===== GIVEN ENTRIES =====
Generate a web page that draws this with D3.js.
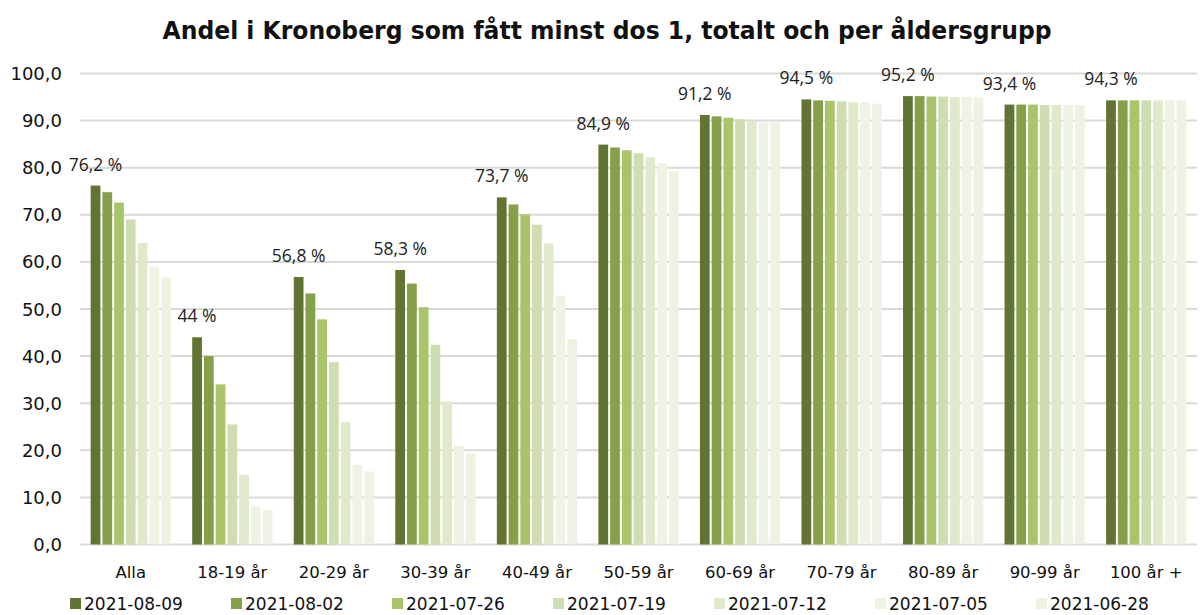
<!DOCTYPE html>
<html><head><meta charset="utf-8">
<script src="https://cdn.jsdelivr.net/npm/d3@7"></script>
<style>body{margin:0;background:#fff}svg{display:block}</style>
</head><body>
<svg id="c" width="1202" height="615"></svg>
<script>
const categories = ["Alla","18-19 år","20-29 år","30-39 år","40-49 år","50-59 år","60-69 år","70-79 år","80-89 år","90-99 år","100 år +"];
const seriesNames = ["2021-08-09","2021-08-02","2021-07-26","2021-07-19","2021-07-12","2021-07-05","2021-06-28"];
const s0809 = [76.2,44.0,56.8,58.3,73.7,84.9,91.2,94.5,95.2,93.4,94.3];
const s0802 = [74.8,40.0,53.3,55.4,72.2,84.3,90.9,94.3,95.2,93.4,94.3];
const s0726 = [72.6,34.0,47.8,50.4,70.1,83.7,90.6,94.2,95.1,93.4,94.3];
const s0719 = [69.0,25.5,38.7,42.4,67.9,83.1,90.3,94.1,95.1,93.3,94.3];
const s0712 = [64.0,14.8,26.0,30.4,63.9,82.2,89.9,93.9,95.0,93.3,94.3];
const s0705 = [59.0,8.1,16.9,20.9,52.8,80.9,89.6,93.9,95.0,93.3,94.3];
const s0628 = [56.7,7.3,15.5,19.4,43.6,79.2,89.6,93.6,94.9,93.3,94.3];
const yTicks = [0,10,20,30,40,50,60,70,80,90,100];
const labels = ["76,2 %","44 %","56,8 %","58,3 %","73,7 %","84,9 %","91,2 %","94,5 %","95,2 %","93,4 %","94,3 %"];
const colors = ["#627434","#86a04a","#a9c46b","#cfdeb0","#e0e9cc","#eef3e4","#eff2e2"];
const series = [s0809,s0802,s0726,s0719,s0712,s0705,s0628];

const svg = d3.select("#c");
const x = d3.scaleBand().domain(categories).range([80,1197]).paddingInner(0.21).paddingOuter(0.105);
const xs = d3.scaleBand().domain(d3.range(7)).range([0,x.bandwidth()]).paddingInner(0.17);
const y = d3.scaleLinear().domain([0,100]).range([544.5,73.5]);

// title
svg.append("text").attr("x",607).attr("y",39).attr("text-anchor","middle")
  .attr("font-family","DejaVu Sans").attr("font-weight","bold").attr("font-size",24)
  .attr("textLength",889).attr("lengthAdjust","spacingAndGlyphs").attr("fill","#111")
  .text("Andel i Kronoberg som fått minst dos 1, totalt och per åldersgrupp");

// gridlines
svg.append("g").selectAll("line").data(yTicks).join("line")
  .attr("x1",80).attr("x2",1197).attr("y1",d=>y(d)).attr("y2",d=>y(d))
  .attr("stroke","#d9d9d9").attr("stroke-width",2);

// y labels
svg.append("g").selectAll("text").data(yTicks).join("text")
  .attr("x",62).attr("y",d=>y(d)+6.5).attr("text-anchor","end")
  .attr("font-family","DejaVu Sans").attr("font-size",18).attr("fill","#111")
  .text(d=>d3.format(".1f")(d).replace(".",","));

// bars
const g = svg.append("g");
series.forEach((s,i)=>{
  g.append("g").selectAll("rect").data(s).join("rect")
    .attr("x",(d,j)=>x(categories[j])+xs(i)).attr("width",xs.bandwidth())
    .attr("y",d=>y(d)).attr("height",d=>y(0)-y(d)).attr("fill",colors[i]);
});

// data labels
svg.append("g").selectAll("text").data(s0809).join("text")
  .attr("x",(d,j)=>x(categories[j])+xs(0)+xs.bandwidth()/2)
  .attr("y",d=>y(d)-15).attr("text-anchor","middle")
  .attr("font-family","Open Sans").attr("font-size",17.5).attr("fill","#222")
  .text((d,j)=>labels[j]);

// x labels
svg.append("g").selectAll("text").data(categories).join("text")
  .attr("x",d=>x(d)+x.bandwidth()/2).attr("y",578).attr("text-anchor","middle")
  .attr("font-family","DejaVu Sans").attr("font-size",16.5).attr("fill","#111")
  .text(d=>d);

// legend
const lg = svg.append("g");
seriesNames.forEach((n,i)=>{
  const lx = 70 + i*161;
  lg.append("rect").attr("x",lx).attr("y",598).attr("width",11).attr("height",11).attr("fill",colors[i]);
  lg.append("text").attr("x",lx+14).attr("y",610).attr("font-family","DejaVu Sans").attr("font-size",17).attr("fill","#111").text(n);
});
</script>
</body></html>
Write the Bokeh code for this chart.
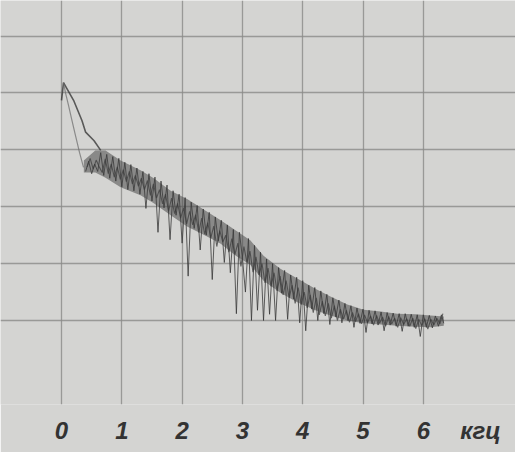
from bokeh.plotting import figure
from bokeh.models import FixedTicker, Range1d
from bokeh.embed import file_html
from bokeh.resources import INLINE

# frequency ticks (kHz) and grid levels (divisions)
freq_ticks = [0, 1, 2, 3, 4, 5, 6]
unit_tick = 6.95
unit_label = "кгц"
level_ticks = [0, 1, 2, 3, 4, 5]

# steep initial branches near 0 kHz
upper_branch_x = [0.00, 0.033, 0.20, 0.34, 0.40, 0.54, 0.65]
upper_branch_y = [3.87, 4.18, 3.87, 3.51, 3.31, 3.16, 2.99]
lower_branch_x = [0.033, 0.066, 0.116, 0.166, 0.232, 0.299, 0.365]
lower_branch_y = [4.18, 4.00, 3.78, 3.55, 3.25, 2.95, 2.69]

# envelope of the noisy band
band_x = [0.37, 0.56, 0.73, 0.98, 1.31, 1.53, 1.81, 2.09, 2.39, 2.64, 2.89, 3.13,
          3.35, 3.63, 3.91, 4.21, 4.46, 4.74, 5.01, 5.29, 5.57, 5.87, 6.12, 6.34]
band_upper = [2.81, 2.99, 2.99, 2.81, 2.64, 2.50, 2.28, 2.13, 1.93, 1.76, 1.58, 1.41,
              1.14, 0.91, 0.74, 0.56, 0.42, 0.28, 0.19, 0.16, 0.12, 0.11, 0.09, 0.07]
band_lower = [2.60, 2.60, 2.51, 2.34, 2.20, 2.06, 1.85, 1.65, 1.49, 1.35, 1.14, 0.98,
              0.70, 0.49, 0.32, 0.18, 0.09, 0.00, -0.05, -0.07, -0.09, -0.11, -0.12, -0.09]

# first sweep of the noisy trace (with the deep downward spikes)
trace_x = [0.40, 0.45, 0.50, 0.55, 0.60, 0.65, 0.70, 0.75, 0.80, 0.85, 0.90, 0.95,
           1.00, 1.05, 1.10, 1.15, 1.20, 1.25, 1.30, 1.35, 1.40, 1.45, 1.50, 1.55,
           1.60, 1.65, 1.70, 1.75, 1.80, 1.85, 1.90, 1.95, 2.00, 2.05, 2.10, 2.15,
           2.20, 2.25, 2.30, 2.35, 2.40, 2.45, 2.50, 2.55, 2.60, 2.65, 2.70, 2.75,
           2.80, 2.85, 2.90, 2.95, 3.00, 3.05, 3.10, 3.15, 3.20, 3.25, 3.30, 3.35,
           3.40, 3.45, 3.50, 3.55, 3.60, 3.65, 3.70, 3.75, 3.80, 3.85, 3.90, 3.95,
           4.00, 4.05, 4.10, 4.15, 4.20, 4.25, 4.30, 4.35, 4.40, 4.45, 4.50, 4.55,
           4.60, 4.65, 4.70, 4.75, 4.80, 4.85, 4.90, 4.95, 5.00, 5.05, 5.10, 5.15,
           5.20, 5.25, 5.30, 5.35, 5.40, 5.45, 5.50, 5.55, 5.60, 5.65, 5.70, 5.75,
           5.80, 5.85, 5.90, 5.95, 6.00, 6.05, 6.10, 6.15, 6.20, 6.25, 6.30, 6.34]
trace_y = [2.62, 2.80, 2.58, 2.75, 2.62, 2.95, 2.55, 2.92, 2.50, 2.88, 2.45, 2.85,
           2.35, 2.78, 2.30, 2.74, 2.28, 2.68, 2.22, 2.62, 1.97, 2.58, 2.10, 2.52,
           1.55, 2.45, 1.98, 2.38, 1.42, 2.28, 1.85, 2.22, 1.36, 2.16, 0.78, 2.08,
           1.62, 2.02, 1.24, 1.96, 1.50, 1.90, 0.72, 1.82, 1.40, 1.76, 1.02, 1.68,
           0.84, 1.60, 0.12, 1.55, 1.10, 0.50, 1.44, 0.00, 1.32, 0.18, 1.20, 0.00,
           1.08, 0.11, 1.00, 0.00, 0.93, 0.48, 0.88, 0.02, 0.80, 0.38, 0.76, -0.04,
           0.70, -0.18, 0.62, 0.20, 0.58, 0.00, 0.52, 0.12, 0.46, -0.07, 0.40, 0.06,
           0.36, -0.04, 0.30, 0.00, 0.26, -0.12, 0.22, -0.05, 0.20, -0.21, 0.18, -0.06,
           0.17, -0.08, 0.15, -0.18, 0.14, -0.08, 0.13, -0.10, 0.12, -0.19, 0.12, -0.10,
           0.11, -0.12, 0.10, -0.28, 0.10, -0.12, 0.09, -0.13, 0.08, -0.10, 0.10, -0.05]

# second, overlapping sweep of the noisy trace
trace2_x = [0.425, 0.475, 0.525, 0.575, 0.625, 0.675, 0.725, 0.775, 0.825, 0.875, 0.925, 0.975,
            1.025, 1.075, 1.125, 1.175, 1.225, 1.275, 1.325, 1.375, 1.425, 1.475, 1.525, 1.575,
            1.625, 1.675, 1.725, 1.775, 1.825, 1.875, 1.925, 1.975, 2.025, 2.075, 2.125, 2.175,
            2.225, 2.275, 2.325, 2.375, 2.425, 2.475, 2.525, 2.575, 2.625, 2.675, 2.725, 2.775,
            2.825, 2.875, 2.925, 2.975, 3.025, 3.075, 3.125, 3.175, 3.225, 3.275, 3.325, 3.375,
            3.425, 3.475, 3.525, 3.575, 3.625, 3.675, 3.725, 3.775, 3.825, 3.875, 3.925, 3.975,
            4.025, 4.075, 4.125, 4.175, 4.225, 4.275, 4.325, 4.375, 4.425, 4.475, 4.525, 4.575,
            4.625, 4.675, 4.725, 4.775, 4.825, 4.875, 4.925, 4.975, 5.025, 5.075, 5.125, 5.175,
            5.225, 5.275, 5.325, 5.375, 5.425, 5.475, 5.525, 5.575, 5.625, 5.675, 5.725, 5.775,
            5.825, 5.875, 5.925, 5.975, 6.025, 6.075, 6.125, 6.175, 6.225, 6.275, 6.325]
trace2_y = [2.70, 2.85, 2.66, 2.82, 2.70, 2.60, 2.84, 2.58, 2.75, 2.52, 2.70, 2.48,
            2.65, 2.44, 2.62, 2.40, 2.55, 2.36, 2.50, 2.30, 2.46, 2.20, 2.40, 2.15,
            2.30, 2.05, 2.22, 1.92, 2.15, 1.88, 2.06, 1.80, 1.98, 1.70, 1.92, 1.68,
            1.86, 1.55, 1.80, 1.52, 1.72, 1.45, 1.66, 1.30, 1.58, 1.38, 1.50, 1.20,
            1.44, 1.16, 1.36, 0.95, 1.30, 1.02, 1.22, 0.85, 1.12, 0.80, 1.00, 0.66,
            0.92, 0.60, 0.84, 0.52, 0.78, 0.45, 0.70, 0.40, 0.62, 0.30, 0.58, 0.28,
            0.50, 0.22, 0.45, 0.14, 0.40, 0.10, 0.34, 0.08, 0.30, 0.04, 0.26, 0.00,
            0.20, 0.02, 0.18, -0.03, 0.14, -0.02, 0.12, -0.06, 0.10, -0.04, 0.08, -0.08,
            0.09, -0.05, 0.06, -0.10, 0.07, -0.06, 0.04, -0.12, 0.05, -0.07, 0.03, -0.10,
            0.04, -0.14, 0.02, -0.09, 0.03, -0.15, 0.02, -0.08, 0.04, -0.06, 0.12]

BG = "#d4d4d2"
INK = "#3a3a3a"

p = figure(width=515, height=452, output_backend="svg", toolbar_location=None,
           x_range=Range1d(-1.012, 7.529), y_range=Range1d(-1.476, 5.624),
           y_axis_location=None,
           min_border_left=0, min_border_right=0, min_border_top=0, min_border_bottom=48,
           background_fill_color=BG, border_fill_color=BG, outline_line_color=None)

p.xgrid.ticker = FixedTicker(ticks=freq_ticks)
p.ygrid.ticker = FixedTicker(ticks=level_ticks)
for g in (p.xgrid, p.ygrid):
    g.grid_line_color = "#8a8a88"
    g.grid_line_width = 1.3
    g.grid_line_alpha = 0.8

ax = p.xaxis[0]
ax.ticker = FixedTicker(ticks=freq_ticks + [unit_tick])
ax.major_label_overrides = {unit_tick: unit_label}
ax.axis_line_color = None
ax.major_tick_line_color = None
ax.minor_tick_line_color = None
ax.major_label_standoff = 6
ax.major_label_text_font = "'Liberation Sans'"
ax.major_label_text_font_style = "bold italic"
ax.major_label_text_font_size = "24px"
ax.major_label_text_color = "#333333"

p.varea(x=band_x, y1=band_lower, y2=band_upper, fill_color="#4a4a4a", fill_alpha=0.55)
p.line(trace2_x, trace2_y, line_color="#444444", line_width=1.1, line_alpha=0.8)
p.line(trace_x, trace_y, line_color=INK, line_width=1.0, line_alpha=0.8)
p.line(upper_branch_x, upper_branch_y, line_color=INK, line_width=1.6, line_alpha=0.8)
p.line(lower_branch_x, lower_branch_y, line_color="#6a6a6a", line_width=1.2, line_alpha=0.7)

open("out.html", "w").write(file_html(p, INLINE))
=====
• [WHAT THE TASK REQUIRES]: Your task is to reproduce only the lines from the one with "Write the Bokeh code for this chart." through the one with "level_ticks = [0, 1, 2, 3, 4, 5]", keeping both ends. Skip every picture.

• [EXPECTED OUTPUT]:
Write the Bokeh code for this chart.
from bokeh.plotting import figure
from bokeh.models import FixedTicker, Range1d
from bokeh.embed import file_html
from bokeh.resources import INLINE

# frequency ticks (kHz) and grid levels (divisions)
freq_ticks = [0, 1, 2, 3, 4, 5, 6]
unit_tick = 6.95
unit_label = "кгц"
level_ticks = [0, 1, 2, 3, 4, 5]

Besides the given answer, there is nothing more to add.